Why I don’t pray for healing

This is the “junkalier” (not a chandelier) in my dining room. It has a bunch of beads and broken jewelry decorating it. I kinda love it.

 

I was talking with a friend the other day and I was mentioning that if I had the choice to be healed of schizophrenia from this minute forward, I don’t think that’s what I would want. That isn’t what people expect: they expect me to say yes, of course, I would love to be healed, let’s pray and hope for healing. There are three main reasons that I think I wouldn’t change my experience of the world even if I could:

  1. I believe that I am the way that I am because I am also a writer. And I believe that God wants me to put my experience on paper so that a) people like me will feel less alone, and b) people not like me will be better able to understand those with schizophrenia. (My book, Sit with Me While I’m Mad, is coming out from Filles Vertes Publishing in 2019.)
  2. There are actually some beautiful things about my experience of the world. I see a lot of visual distortions and though some are annoying or neutral, many are beautiful. I have a meta-level awareness that I’m seeing things differently than most people, so when colors are especially bright or flat object like walls or floors swirl and move, I actually take the time to enjoy watching it. Sometimes my eyes “zoom in” and I can only see the tiniest bits of things, like each fleck of fiber on my couch or the worn knees of my jeans. I call that “seeing particles,” and it’s annoying because when that happens I’m not able to see the larger object. But other times colors swirl around me and blend together like when you spin around in a circle, or things seem unusually big or small. People’s faces look alarmingly beautiful, so beautiful that it makes me cry sometimes. And to be honest, sometimes, I think of certain voices as my friends. These things inform my art, my relationships, and the ways that I engage with the world, and I wouldn’t want to give them up.
  3. I’ll admit that this one is a little bit of an “if you can’t beat ’em, join ’em” way of thinking. But I spent fifteen years praying for healing. Fifteen years being dissatisfied with the life I have, hating myself, and believing that God must want me to suffer, otherwise he would have healed me by now. I spent all that time focusing on the negative and begging God to heal what I couldn’t control. When I decided to stop hating myself and focus on what I can do, what I can control, steps I can take, and even realizing the purpose and beauty within an often difficult disease, I realized that I could actually be happy. I won’t pray for healing if it means I go back to being dissatisfied with the life I have.

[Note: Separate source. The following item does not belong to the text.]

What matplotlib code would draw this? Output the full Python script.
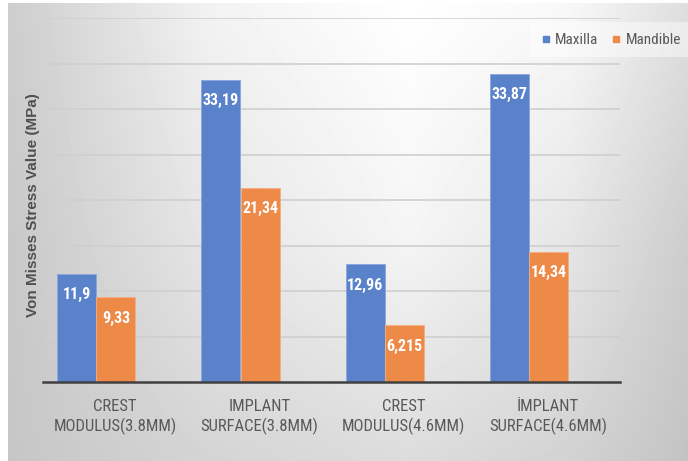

Now, I realize that this post might seem overly optimistic. Don’t get me wrong, living with schizophrenia is hard. But choosing to accept this life and make the most beautiful thing I can out of it has made all the difference in my ability to be happy. I like being happy, so I’m okay with that choice, even if it means I don’t pray for what other people think I should.

So there it is. A bit of gratitude. A bit of loving who God made me to be. A bit of a shout-out for the good things, because there’s enough complaining going around as it is.

 

What unusual thing are you grateful for today? How has the unexpected made you into the person you are today? Share in the comments!

4 Comments

  1. Ooo, I love this. It’s a piece as beautiful as it’s author!

  2. Beautifully put. My best to you in your journey! My wonderful son has schizophrenia and I’m sure he’ll get a lot out of your post.

    • Thank you! It’s my hope that I can put into words some of the things that we experience, because so many people with schizophrenia can’t describe the way we journey through the world, and the inability to explain things can make us lonely. I have spent far too long not talking about it. 🙁 My best to your son.